PROBLEM REQUIREMENTS: Give the data below again exactly as it stands. Omit the pictures.
===== DATA BLOCK =====
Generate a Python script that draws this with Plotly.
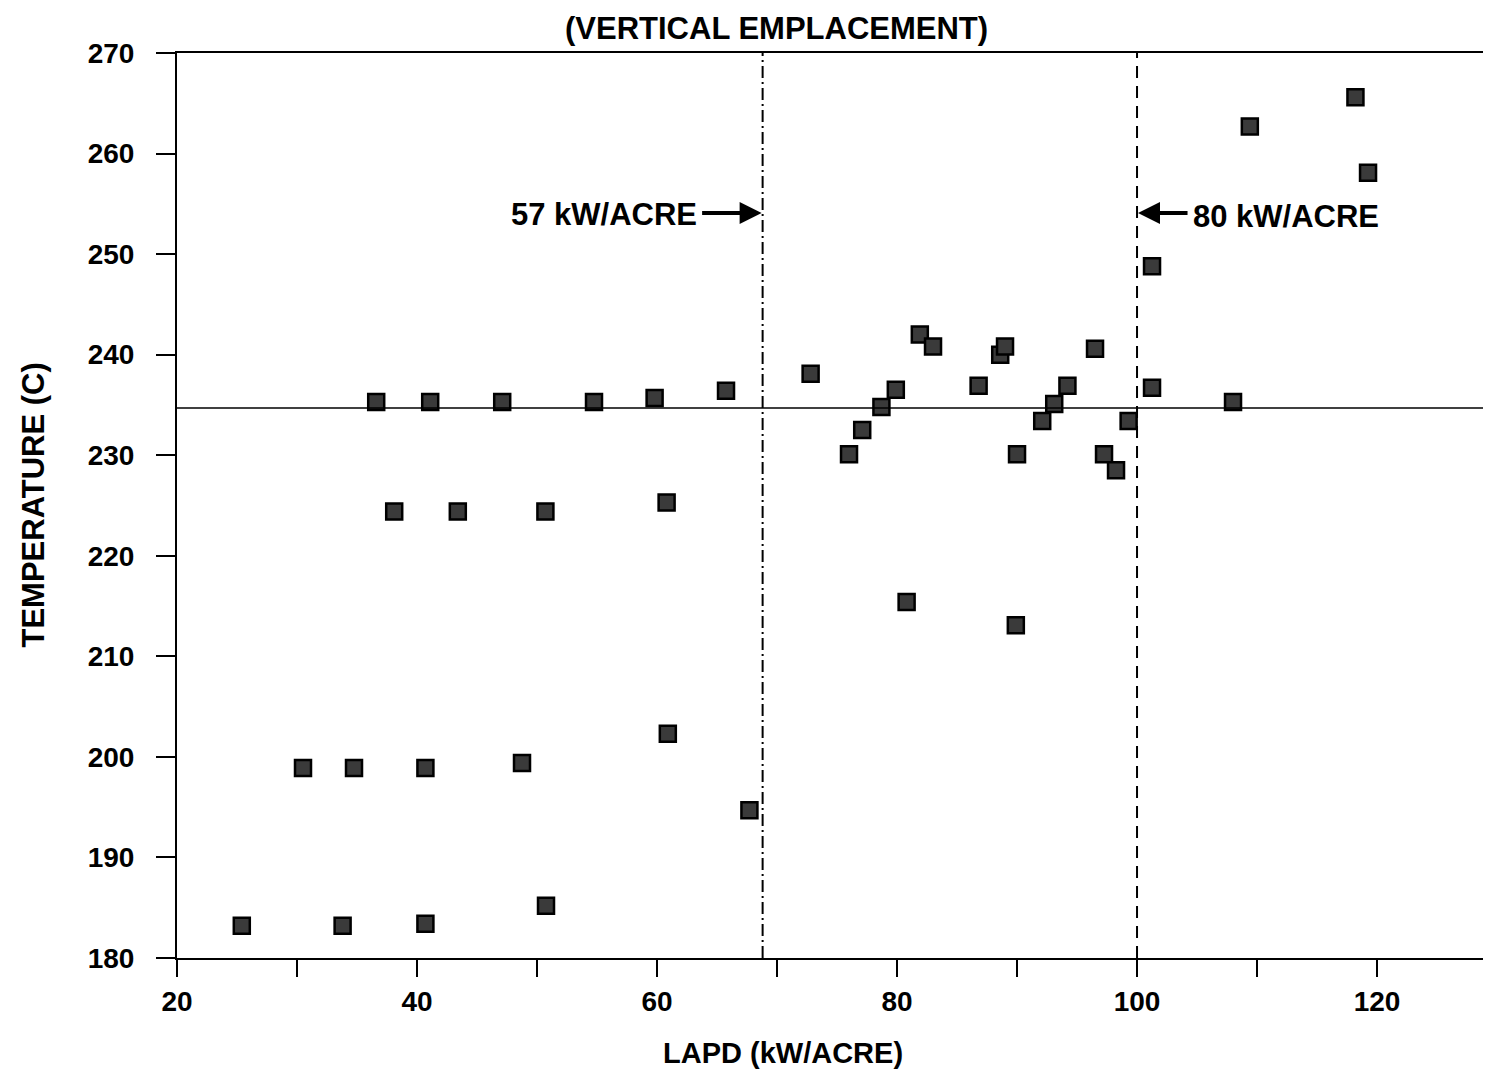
import plotly.graph_objects as go

# Data (LAPD kW/acre vs peak temperature C)
lapd = [25.4, 33.8, 40.7, 50.75, 30.5, 34.75, 40.7, 48.75, 60.9, 67.7,
        38.1, 43.4, 50.7, 60.8, 36.6, 41.1, 47.1, 54.75, 59.8, 65.75,
        72.8, 76.0, 77.1, 78.7, 79.9, 80.8, 81.9, 83.0, 86.8, 88.6,
        89.0, 90.0, 89.9, 92.1, 93.1, 94.2, 96.5, 97.25, 98.25, 99.3,
        101.25, 101.25, 108.0, 109.4, 118.2, 119.25]
temperature = [183.2, 183.2, 183.4, 185.2, 198.9, 198.9, 198.9, 199.4, 202.3, 194.7,
               224.4, 224.4, 224.4, 225.3, 235.3, 235.3, 235.3, 235.3, 235.7, 236.4,
               238.1, 230.1, 232.5, 234.8, 236.5, 215.4, 242.0, 240.8, 236.9, 240.0,
               240.8, 230.1, 213.1, 233.4, 235.1, 236.9, 240.6, 230.1, 228.5, 233.4,
               248.8, 236.7, 235.3, 262.7, 265.6, 258.1]

line_57 = 68.8      # 57 kW/ACRE reference (dash-dot)
line_80 = 100.0     # 80 kW/ACRE reference (dashed)
temp_limit = 234.7  # horizontal reference line
arrow_y = 254.1

x_ticks = [20, 30, 40, 50, 60, 70, 80, 90, 100, 110, 120]
x_ticktext = ["20", "", "40", "", "60", "", "80", "", "100", "", "120"]
y_ticks = [180, 190, 200, 210, 220, 230, 240, 250, 260, 270]

FONT = "Liberation Sans, Arial, sans-serif"

fig = go.Figure()
fig.add_trace(go.Scatter(
    x=lapd, y=temperature, mode="markers",
    marker=dict(symbol="square", size=16, color="#3a3a3a",
                line=dict(color="black", width=2.5)),
    showlegend=False, hoverinfo="x+y"))

shapes = [
    dict(type="line", xref="x", yref="paper", x0=line_57, x1=line_57, y0=0, y1=1,
         line=dict(color="black", width=2, dash="12px,4px,2px,4px")),
    dict(type="line", xref="x", yref="paper", x0=line_80, x1=line_80, y0=0, y1=1,
         line=dict(color="black", width=2, dash="12px,8px")),
    dict(type="line", xref="paper", yref="y", x0=0, x1=1, y0=temp_limit, y1=temp_limit,
         line=dict(color="black", width=1.5)),
]

annotations = [
    # arrows
    dict(x=line_57, y=arrow_y, xref="x", yref="y", text="", showarrow=True,
         ax=-62, ay=0, axref="pixel", ayref="pixel",
         arrowhead=2, arrowsize=1.1, arrowwidth=4, arrowcolor="black", standoff=1),
    dict(x=line_80, y=arrow_y, xref="x", yref="y", text="", showarrow=True,
         ax=52, ay=0, axref="pixel", ayref="pixel",
         arrowhead=2, arrowsize=1.1, arrowwidth=4, arrowcolor="black", standoff=1),
    dict(x=line_57, y=arrow_y, xref="x", yref="y", text="<b>57 kW/ACRE</b>",
         showarrow=False, xanchor="right", yanchor="middle", xshift=-64, yshift=-2,
         font=dict(family=FONT, size=31, color="black")),
    dict(x=line_80, y=arrow_y, xref="x", yref="y", text="<b>80 kW/ACRE</b>",
         showarrow=False, xanchor="left", yanchor="middle", xshift=54, yshift=-4,
         font=dict(family=FONT, size=31, color="black")),
    # title
    dict(x=0.4594, y=1, xref="paper", yref="paper", text="<b>(VERTICAL EMPLACEMENT)</b>",
         showarrow=False, xanchor="center", yanchor="middle", yshift=25,
         font=dict(family=FONT, size=31, color="black")),
    # axis titles
    dict(x=0.464, y=0, xref="paper", yref="paper", text="<b>LAPD (kW/ACRE)</b>",
         showarrow=False, xanchor="center", yanchor="middle", yshift=-95,
         font=dict(family=FONT, size=29, color="black")),
    dict(x=0, y=0.5, xref="paper", yref="paper", text="<b>TEMPERATURE (C)</b>",
         showarrow=False, xanchor="center", yanchor="middle", xshift=-144, textangle=-90,
         font=dict(family=FONT, size=31, color="black")),
]

tick_font = dict(family=FONT, size=28, color="black", weight="bold")

fig.update_layout(
    width=1475, height=1062,
    margin=dict(l=169, r=0, t=45, b=112),
    paper_bgcolor="white", plot_bgcolor="white",
    shapes=shapes, annotations=annotations,
    font=dict(family=FONT, color="black"),
    xaxis=dict(range=[20, 128.83], tickvals=x_ticks, ticktext=x_ticktext,
               ticks="outside", ticklen=17, tickwidth=2, tickcolor="black",
               showline=True, linecolor="black", linewidth=2, mirror=True,
               showgrid=False, zeroline=False, tickfont=tick_font),
    yaxis=dict(range=[180, 270], tickvals=y_ticks,
               ticks="outside", ticklen=19, tickwidth=2, tickcolor="black",
               showline=True, linecolor="black", linewidth=2,
               showgrid=False, zeroline=False, ticklabelstandoff=16,
               tickfont=tick_font),
)

fig.write_html("out.html")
=====
WORKED SOLUTION:
Generate a Python script that draws this with Plotly.
import plotly.graph_objects as go

# Data (LAPD kW/acre vs peak temperature C)
lapd = [25.4, 33.8, 40.7, 50.75, 30.5, 34.75, 40.7, 48.75, 60.9, 67.7,
        38.1, 43.4, 50.7, 60.8, 36.6, 41.1, 47.1, 54.75, 59.8, 65.75,
        72.8, 76.0, 77.1, 78.7, 79.9, 80.8, 81.9, 83.0, 86.8, 88.6,
        89.0, 90.0, 89.9, 92.1, 93.1, 94.2, 96.5, 97.25, 98.25, 99.3,
        101.25, 101.25, 108.0, 109.4, 118.2, 119.25]
temperature = [183.2, 183.2, 183.4, 185.2, 198.9, 198.9, 198.9, 199.4, 202.3, 194.7,
               224.4, 224.4, 224.4, 225.3, 235.3, 235.3, 235.3, 235.3, 235.7, 236.4,
               238.1, 230.1, 232.5, 234.8, 236.5, 215.4, 242.0, 240.8, 236.9, 240.0,
               240.8, 230.1, 213.1, 233.4, 235.1, 236.9, 240.6, 230.1, 228.5, 233.4,
               248.8, 236.7, 235.3, 262.7, 265.6, 258.1]

line_57 = 68.8      # 57 kW/ACRE reference (dash-dot)
line_80 = 100.0     # 80 kW/ACRE reference (dashed)
temp_limit = 234.7  # horizontal reference line
arrow_y = 254.1

x_ticks = [20, 30, 40, 50, 60, 70, 80, 90, 100, 110, 120]
x_ticktext = ["20", "", "40", "", "60", "", "80", "", "100", "", "120"]
y_ticks = [180, 190, 200, 210, 220, 230, 240, 250, 260, 270]

FONT = "Liberation Sans, Arial, sans-serif"

fig = go.Figure()
fig.add_trace(go.Scatter(
    x=lapd, y=temperature, mode="markers",
    marker=dict(symbol="square", size=16, color="#3a3a3a",
                line=dict(color="black", width=2.5)),
    showlegend=False, hoverinfo="x+y"))

shapes = [
    dict(type="line", xref="x", yref="paper", x0=line_57, x1=line_57, y0=0, y1=1,
         line=dict(color="black", width=2, dash="12px,4px,2px,4px")),
    dict(type="line", xref="x", yref="paper", x0=line_80, x1=line_80, y0=0, y1=1,
         line=dict(color="black", width=2, dash="12px,8px")),
    dict(type="line", xref="paper", yref="y", x0=0, x1=1, y0=temp_limit, y1=temp_limit,
         line=dict(color="black", width=1.5)),
]

annotations = [
    # arrows
    dict(x=line_57, y=arrow_y, xref="x", yref="y", text="", showarrow=True,
         ax=-62, ay=0, axref="pixel", ayref="pixel",
         arrowhead=2, arrowsize=1.1, arrowwidth=4, arrowcolor="black", standoff=1),
    dict(x=line_80, y=arrow_y, xref="x", yref="y", text="", showarrow=True,
         ax=52, ay=0, axref="pixel", ayref="pixel",
         arrowhead=2, arrowsize=1.1, arrowwidth=4, arrowcolor="black", standoff=1),
    dict(x=line_57, y=arrow_y, xref="x", yref="y", text="<b>57 kW/ACRE</b>",
         showarrow=False, xanchor="right", yanchor="middle", xshift=-64, yshift=-2,
         font=dict(family=FONT, size=31, color="black")),
    dict(x=line_80, y=arrow_y, xref="x", yref="y", text="<b>80 kW/ACRE</b>",
         showarrow=False, xanchor="left", yanchor="middle", xshift=54, yshift=-4,
         font=dict(family=FONT, size=31, color="black")),
    # title
    dict(x=0.4594, y=1, xref="paper", yref="paper", text="<b>(VERTICAL EMPLACEMENT)</b>",
         showarrow=False, xanchor="center", yanchor="middle", yshift=25,
         font=dict(family=FONT, size=31, color="black")),
    # axis titles
    dict(x=0.464, y=0, xref="paper", yref="paper", text="<b>LAPD (kW/ACRE)</b>",
         showarrow=False, xanchor="center", yanchor="middle", yshift=-95,
         font=dict(family=FONT, size=29, color="black")),
    dict(x=0, y=0.5, xref="paper", yref="paper", text="<b>TEMPERATURE (C)</b>",
         showarrow=False, xanchor="center", yanchor="middle", xshift=-144, textangle=-90,
         font=dict(family=FONT, size=31, color="black")),
]

tick_font = dict(family=FONT, size=28, color="black", weight="bold")

fig.update_layout(
    width=1475, height=1062,
    margin=dict(l=169, r=0, t=45, b=112),
    paper_bgcolor="white", plot_bgcolor="white",
    shapes=shapes, annotations=annotations,
    font=dict(family=FONT, color="black"),
    xaxis=dict(range=[20, 128.83], tickvals=x_ticks, ticktext=x_ticktext,
               ticks="outside", ticklen=17, tickwidth=2, tickcolor="black",
               showline=True, linecolor="black", linewidth=2, mirror=True,
               showgrid=False, zeroline=False, tickfont=tick_font),
    yaxis=dict(range=[180, 270], tickvals=y_ticks,
               ticks="outside", ticklen=19, tickwidth=2, tickcolor="black",
               showline=True, linecolor="black", linewidth=2,
               showgrid=False, zeroline=False, ticklabelstandoff=16,
               tickfont=tick_font),
)

fig.write_html("out.html")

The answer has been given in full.